L’obsession du salut, son calcul, ses voies tortueuses pour les chrétiens n’ont jamais pour moi été claires et je m’en débarrasse de bon cœur. Comme la chose en revanche semble évidente, et invitante dans le message de Bouddha ! Il est patent que nos attachements nous enlisent, nous aliènent ; qu’il semble reposant, face à ces statues, d’envisager ne serait-ce qu’un moment la voie inverse du détachement, du non-vouloir saisir, d’une volonté et d’un désir qui ne se fixent plus, d’une pensée qui ne rumine plus ?
La libération proposée par le bouddhisme n’implique aucune théologie, Bouddha n’est pas un dieu et son chemin est à la portée de chacun ; son éveil par étapes exige un rigoureux colloque avec soi-même, mais le surnaturel n’a pas lieu d’être, et le renoncement, la sobriété, une méditation soutenue peuvent, à chaque moment de notre vie, proposer une bifurcation et nous séduire.
Nous sommes frappés, au cours de notre périple, par la gentillesse thaïe, par le sourire des gens ; nous visitons un pays hautement civilisé, ou de vieille culture.
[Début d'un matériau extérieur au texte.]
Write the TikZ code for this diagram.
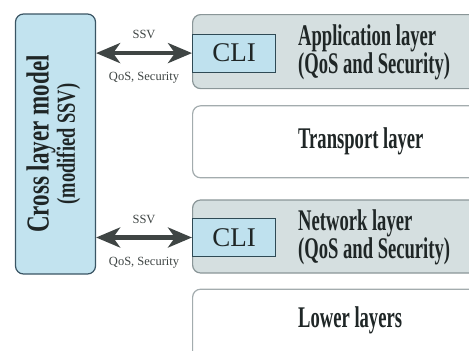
\documentclass[tikz,border=0pt]{standalone}
\usepackage{fontspec}
\setmainfont{Liberation Serif}
\usepackage{graphicx}
\usetikzlibrary{arrows.meta,positioning}

\definecolor{modelfill}{HTML}{C2E3EF}
\definecolor{modeldraw}{HTML}{3A5564}
\definecolor{layerfill}{HTML}{D5DFE0}
\definecolor{layerdraw}{HTML}{8A9698}
\definecolor{plaindraw}{HTML}{A3ACAE}
\definecolor{clifill}{HTML}{BFE1EE}
\definecolor{clidraw}{HTML}{2F4A55}
\definecolor{arrowgray}{HTML}{3F4544}
\definecolor{inkgray}{HTML}{1F2626}

\newcommand{\narrow}[2]{\scalebox{#1}[1]{#2}}

\tikzset{
  modelbox/.style={draw=modeldraw, fill=modelfill, line width=1.2pt, rounded corners=8pt,
    minimum width=80pt, minimum height=260pt, inner sep=0pt},
  layer/.style={draw=layerdraw, fill=layerfill, line width=1.2pt, rounded corners=8pt,
    minimum width=300pt, inner sep=0pt},
  plainlayer/.style={layer, draw=plaindraw, fill=white},
  clibox/.style={draw=clidraw, fill=clifill, line width=1.2pt, minimum width=83pt,
    minimum height=38pt, inner sep=0pt, anchor=west, font=\fontsize{27}{27}\selectfont, text=inkgray},
  layertext/.style={anchor=west, align=left, inner sep=0pt, text=inkgray,
    font=\fontsize{30}{28}\selectfont\bfseries},
  biarrow/.style={draw=arrowgray, line width=4.5pt,
    {Stealth[length=24pt,width=20pt,inset=7pt]}-{Stealth[length=24pt,width=20pt,inset=7pt]}},
  smalllabel/.style={inner sep=0pt, text=arrowgray, font=\fontsize{12.5}{13}\selectfont}
}

\begin{document}
\begin{tikzpicture}[x=1pt, y=-1pt]
  \useasboundingbox (0,0) rectangle (469,351);
  \clip (0,0) rectangle (469,351);

  % Cross layer model on the left
  \node[modelbox] (model) at (55.5,144) {};
  \node[rotate=90, align=center, inner sep=0pt, text=inkgray] (modeltext) at ([xshift=-2pt]model.center)
    {\fontsize{32}{24}\selectfont\bfseries\narrow{0.72}{Cross layer model}\\
     \fontsize{26}{24}\selectfont\bfseries\narrow{0.71}{(modified SSV)}};

  % Layer stack
  \node[layer, minimum height=74pt, anchor=north west] (app) at (192,14) {};
  \node[plainlayer, minimum height=72pt, below=16pt of app] (trans) {};
  \node[layer, minimum height=73pt, below=21pt of trans] (net) {};
  \node[plainlayer, minimum height=80pt, below=15pt of net] (low) {};

  % Layer names
  \node[layertext] (apptext) at ([xshift=106pt,yshift=-1pt]app.west)
    {\narrow{0.62}{Application layer}\\\narrow{0.62}{(QoS and Security)}};
  \node[layertext] (transtext) at ([xshift=106pt]trans.west) {\narrow{0.62}{Transport layer}};
  \node[layertext] (nettext) at ([xshift=106pt,yshift=-1pt]net.west)
    {\narrow{0.62}{Network layer}\\\narrow{0.62}{(QoS and Security)}};
  \node[layertext] (lowtext) at ([xshift=106pt,yshift=-32pt]low.north west) {\narrow{0.62}{Lower layers}};

  % CLI boxes
  \node[clibox] (cliapp) at ([yshift=-1.5pt]app.west) {CLI};
  \node[clibox] (clinet) at ([yshift=-1pt]net.west) {CLI};

  % Arrows between model and CLI
  \draw[biarrow] (model.east |- cliapp.west) -- (cliapp.west)
    node[midway, above=12pt, smalllabel] {SSV}
    node[midway, below=17pt, smalllabel] {QoS, Security};
  \draw[biarrow] (model.east |- clinet.west) -- (clinet.west)
    node[midway, above=12pt, smalllabel] {SSV}
    node[midway, below=17pt, smalllabel] {QoS, Security};
\end{tikzpicture}
\end{document}
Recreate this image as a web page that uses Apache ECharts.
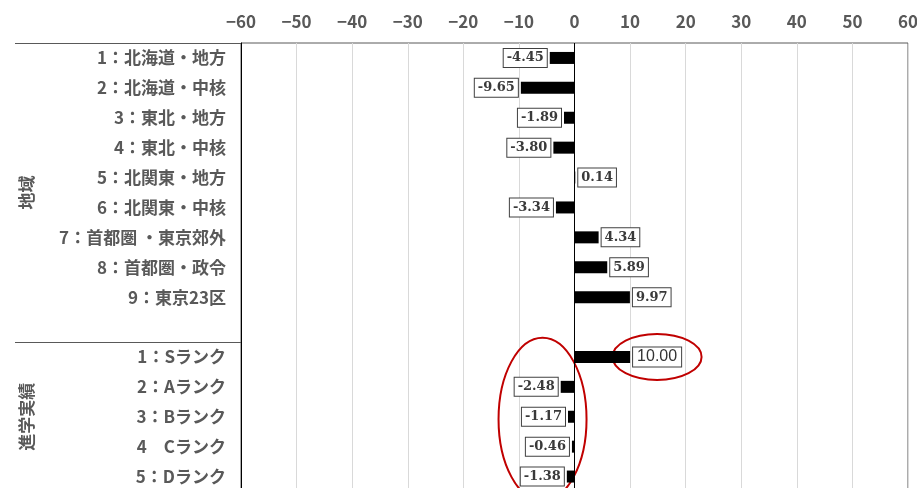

Il serait hasardeux sans doute de chercher une corrélation entre ce caractère et une éducation bouddhiste, cette religion n’engendre pas mécaniquement la non-violence et dans la proche Birmanie, ou voici quelques décennies dans la partie nord du Sri Lanka, des majorités bouddhistes ont infligé à leurs minorités de lourdes exactions ; il s’en faut que cette religion apporte à tous et partout la paix ! Mais le chemin de la fleur substitué au chemin de croix laisse songeur, et le choc reçu ici du bouddhisme mérite d’être médité.